08/01/2012 12:55 pm ET Updated Oct 01, 2012

10,000 Buns: Reclaiming My Place at Chick-fil-A's Table

I fasted from Chick-fil-A for more than a year.

Ok, "fasted" may be too strong a word. I "gracefully declined" invitations to Chick-fil-A for more than a year. And in West Tennessee, a notch in the buckle of the Bible Belt, that is equivalent to a social felony.

Chick-fil-A is a part of the Southern zeitgeist. The environment is rambunctious and hospitable all at the same time. It represents everything we love in the South: family, fried chicken, splendidly sweet dairy products. When you dine at Chick-fil-A, you leave with a little more faith in the future, a little less money in your pocket, and a stomach full of chicken, potatoes and ice cream. (I'm on Southern overload right now just fantasizing about it.)

You can only imagine how heartbroken I was to learn of Chick-fil-A's charitable donations to anti-LGBT organizations. Not long after hearing about Chick-fil-A's charitable activities, I was able to make the conscious decision to excuse myself from the waffle fry-laden table as I gathered my thoughts and contemplated the next move. My fast from Chick-fil-A was a refrain from the systemic oppression and alienation of LGBT persons. As a gay man, I did not feel comfortable being complicit with organizations that exist (at least in part) to deny LGBT people the same civil rights and privileges that straight people enjoy.

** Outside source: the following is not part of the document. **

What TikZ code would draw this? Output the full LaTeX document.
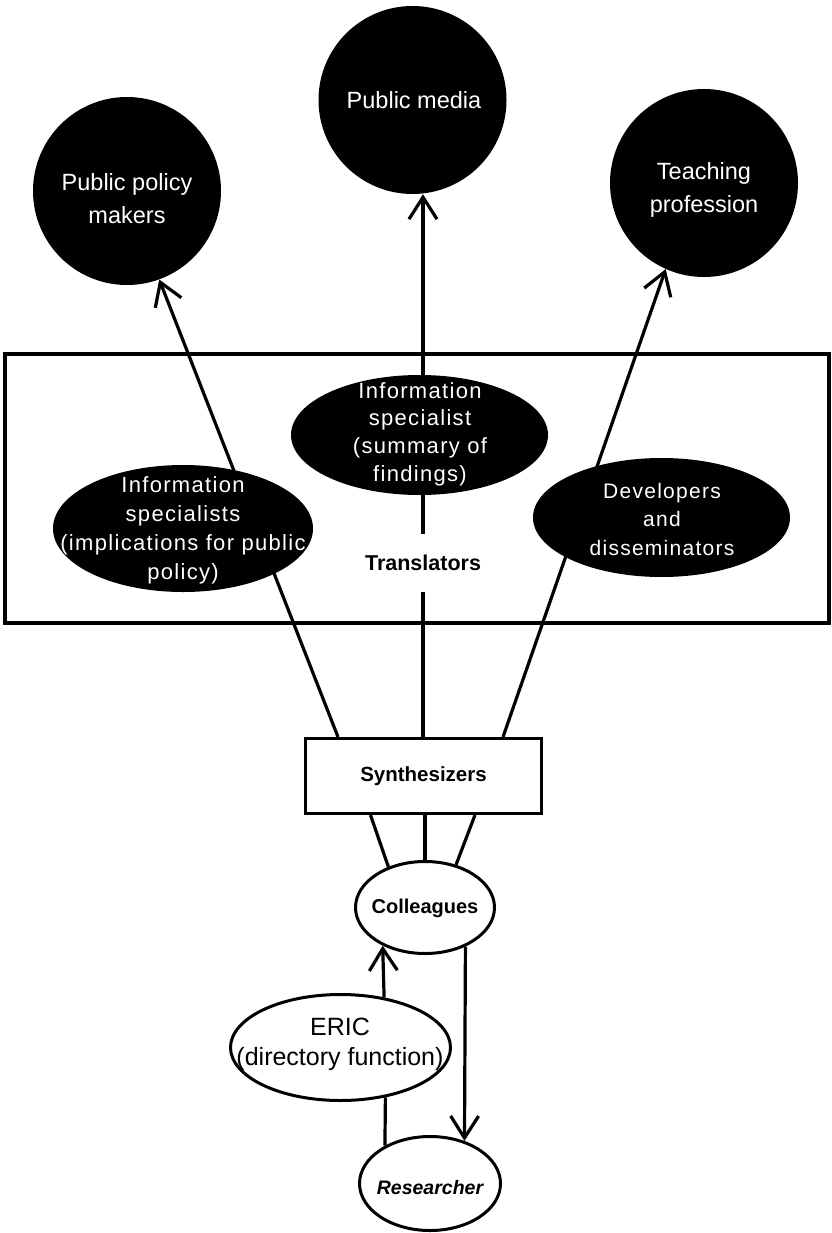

Sitting in church this past Sunday, I heard the most curious Gospel lesson. Jesus' sign-performing and wonder-making had formed a large crowd of followers. Jesus asks his apostles how that large crowd is going to be fed (a logistical nightmare). The apostle Andrew brings Jesus a young boy with five loaves of bread and two fish. Jesus takes the bread and the fish, breaks them, gives thanks for them, distributes them and feeds 5,000 people.

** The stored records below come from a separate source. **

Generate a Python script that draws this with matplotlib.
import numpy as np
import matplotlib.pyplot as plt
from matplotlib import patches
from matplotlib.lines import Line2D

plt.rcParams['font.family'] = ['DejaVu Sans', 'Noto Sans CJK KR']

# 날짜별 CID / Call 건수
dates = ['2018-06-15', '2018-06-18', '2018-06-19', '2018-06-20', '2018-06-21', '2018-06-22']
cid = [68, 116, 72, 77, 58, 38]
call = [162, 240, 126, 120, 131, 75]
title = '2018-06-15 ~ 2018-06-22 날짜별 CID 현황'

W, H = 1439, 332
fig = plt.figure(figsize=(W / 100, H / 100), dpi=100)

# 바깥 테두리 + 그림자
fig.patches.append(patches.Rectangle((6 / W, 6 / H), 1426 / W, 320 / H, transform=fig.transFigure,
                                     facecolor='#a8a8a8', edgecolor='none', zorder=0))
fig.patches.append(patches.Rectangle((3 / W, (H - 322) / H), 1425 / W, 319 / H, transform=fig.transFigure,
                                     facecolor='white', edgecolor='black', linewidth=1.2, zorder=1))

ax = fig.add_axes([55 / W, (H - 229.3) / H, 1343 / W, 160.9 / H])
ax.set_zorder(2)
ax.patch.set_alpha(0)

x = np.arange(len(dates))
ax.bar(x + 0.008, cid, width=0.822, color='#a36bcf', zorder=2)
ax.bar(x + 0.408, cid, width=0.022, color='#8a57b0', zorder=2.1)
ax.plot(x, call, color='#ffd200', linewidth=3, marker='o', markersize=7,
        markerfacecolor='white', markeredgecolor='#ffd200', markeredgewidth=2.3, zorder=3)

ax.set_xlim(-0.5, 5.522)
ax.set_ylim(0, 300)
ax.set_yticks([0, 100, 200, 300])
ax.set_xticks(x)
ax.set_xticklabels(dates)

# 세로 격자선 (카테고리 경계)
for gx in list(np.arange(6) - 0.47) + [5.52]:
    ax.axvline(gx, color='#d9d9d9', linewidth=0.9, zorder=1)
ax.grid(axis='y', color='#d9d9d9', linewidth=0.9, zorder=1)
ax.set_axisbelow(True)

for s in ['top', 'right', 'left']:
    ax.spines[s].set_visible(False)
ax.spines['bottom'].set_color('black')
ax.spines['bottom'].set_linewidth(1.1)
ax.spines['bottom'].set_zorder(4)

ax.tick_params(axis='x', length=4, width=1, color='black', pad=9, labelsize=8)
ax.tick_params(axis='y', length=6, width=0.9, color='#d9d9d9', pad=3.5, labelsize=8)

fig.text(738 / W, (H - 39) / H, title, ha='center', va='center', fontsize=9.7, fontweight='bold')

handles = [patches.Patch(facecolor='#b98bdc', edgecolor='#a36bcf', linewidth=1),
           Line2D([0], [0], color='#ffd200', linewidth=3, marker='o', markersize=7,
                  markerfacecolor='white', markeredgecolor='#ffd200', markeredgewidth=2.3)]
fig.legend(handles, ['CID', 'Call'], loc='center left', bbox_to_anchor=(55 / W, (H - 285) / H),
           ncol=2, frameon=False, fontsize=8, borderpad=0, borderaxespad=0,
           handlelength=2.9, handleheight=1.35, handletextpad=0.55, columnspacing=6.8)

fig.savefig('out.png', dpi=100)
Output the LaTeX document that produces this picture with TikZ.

Some call this a precursor to the Eucharist. Others call it a miracle. I am content in just saying, "Wow." And the "Wow" does not end with me. This "Wow" extends to the whole crowd. They are so wowed by this generous and miraculous act that they attempt to make him their king, but Jesus -- more at home in shacks than castles, with prostitutes than potentates -- refuses their coup. He overthrows Israel's understanding of kingship by feeding instead of conquering and nourishing instead of dominating. Jesus calls us to do the same: to nourish those who have been left malnourished by discrimination, bullying and prejudice.

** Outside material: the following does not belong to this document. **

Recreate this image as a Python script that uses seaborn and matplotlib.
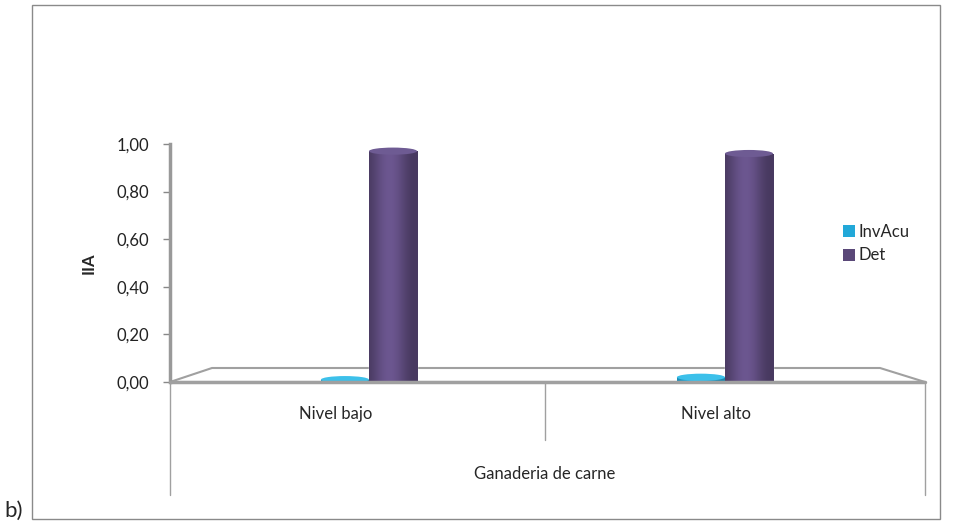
import numpy as np
import pandas as pd
import seaborn as sns
import matplotlib.pyplot as plt
from matplotlib.patches import Ellipse, Rectangle, Polygon
from matplotlib.lines import Line2D

# data
niveles = ["Nivel bajo", "Nivel alto"]
series = ["InvAcu", "Det"]
inv_acu = [0.01, 0.02]
det = [0.97, 0.96]
colores = ["#22a8d8", "#5a4878"]
tapas = ["#3cc0ea", "#6e5b93"]

df = pd.DataFrame({
    "nivel": niveles * 2,
    "serie": [series[0]] * 2 + [series[1]] * 2,
    "IIA": inv_acu + det,
})

sns.set_style("white")
plt.rcParams["font.family"] = ["Lato", "DejaVu Sans"]
fs = 12

fig = plt.figure(figsize=(9.72, 5.23), dpi=100)
ax = fig.add_axes([170 / 972, 1 - 382 / 523, 755 / 972, (382 - 144) / 523])

sns.barplot(data=df, x="nivel", y="IIA", hue="serie", palette=colores,
            width=0.27, saturation=1, ax=ax, legend=False, zorder=3)

# cylinder look: shaded bodies and elliptic caps
for i, bar in enumerate(ax.patches[:4]):
    x0, w, h = bar.get_x(), bar.get_width(), bar.get_height()
    k = i // 2
    grad = np.linspace(0, 1, 64)
    shade = 0.8 + 0.4 * np.sin(np.pi * (grad * 0.95 + 0.1)) ** 2
    base = np.array(plt.matplotlib.colors.to_rgb(colores[k]))
    img = np.clip(base[None, None, :] * shade[None, :, None], 0, 1)
    im = ax.imshow(img, extent=[x0, x0 + w, 0, h], aspect="auto", zorder=4)
    im.set_clip_path(bar)
    ax.add_patch(Ellipse((x0 + w / 2, h), w, 0.03, facecolor=tapas[k],
                         edgecolor="none", zorder=5))
    ax.add_patch(Ellipse((x0 + w / 2, 0.005), w, 0.02, facecolor=base * 0.85,
                         edgecolor="none", zorder=2))

ax.set_xlim(-0.559, 1.562)
ax.set_ylim(0, 1.0)
ticks = np.arange(0, 1.01, 0.2)
ax.set_yticks(ticks)
ax.set_yticklabels([f"{v:.2f}".replace(".", ",") for v in ticks],
                   fontsize=fs, color="#222222")
ax.tick_params(axis="y", direction="out", length=5, width=1, color="#888888", pad=10, left=True)
ax.set_xticks([])
ax.set_xlabel("")
ax.set_ylabel("IIA", fontsize=fs, fontweight="bold", labelpad=14)
for s in ["top", "right", "bottom"]:
    ax.spines[s].set_visible(False)
ax.spines["left"].set_color("#999999")
ax.spines["left"].set_linewidth(2.5)

# 3D floor
gris = "#a0a0a0"
floor = Polygon([[0, 0], [1, 0], [(880 - 170) / 755, 14 / 238], [(212 - 170) / 755, 14 / 238]],
                closed=True, transform=ax.transAxes, facecolor="white",
                edgecolor=gris, lw=1.5, zorder=1, clip_on=False)
ax.add_patch(floor)
ax.plot([0, 1], [0, 0], transform=ax.transAxes, color=gris, lw=2.5, clip_on=False, zorder=6)

# category frame below the axis
def fy(py):
    return 1 - py / 523

def fx(px):
    return px / 972

for px, bot in [(170, 495), (545, 440), (925, 495)]:
    fig.add_artist(Line2D([fx(px), fx(px)], [fy(382), fy(bot)], color="#a0a0a0", lw=1))

fig.text(fx(336), fy(414), niveles[0], ha="center", va="center", fontsize=fs)
fig.text(fx(716), fy(414), niveles[1], ha="center", va="center", fontsize=fs)
fig.text(fx(545), fy(474), "Ganaderia de carne", ha="center", va="center", fontsize=fs)

# legend
handles = [Rectangle((0, 0), 1, 1, facecolor=c, edgecolor="none") for c in colores]
fig.legend(handles, series, loc="upper left", bbox_to_anchor=(fx(828), fy(209)),
           frameon=False, fontsize=fs, handlelength=0.7, handleheight=0.7,
           handletextpad=0.2, labelspacing=0.45)

# outer border and panel letter
fig.add_artist(Rectangle((fx(32), fy(519)), fx(940) - fx(32), fy(5) - fy(519),
                         fill=False, edgecolor="#8a8a8a", lw=1, transform=fig.transFigure))
fig.text(fx(4), fy(511), "b)", ha="left", va="center", fontsize=16)

fig.savefig("out.png", dpi=100)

This nourishment takes place at all sorts of tables. The church has to remember that she's not the host of the table. We do not get to decide who gets to meet Jesus at dinner. At dinner, Jesus does not inquire about your sexual orientation, gender, political affiliation, national allegiance or religious background. He does not require a donation. He does not check your ID at the door.

Instead, he requires one thing: that the people who join him at his table be hungry. Hunger is the only requirement for a meal with Jesus. "Come hungry," says the homeless Nazarene. And this is good news for LGBT people. So many of us have been left famished by the world. Schoolmates, family members, communities of faith and employers reject us. Corporations alienate us by funneling money to organizations that exist to deplete our rights. But Jesus becomes the sustaining bread we need when navigating the wilderness of social and emotional estrangement.

I broke my fast from Chick-fil-A for one reason: to reclaim my place at the table. I am not yet welcomed there, but I know the Host, and it is my pleasure to join him.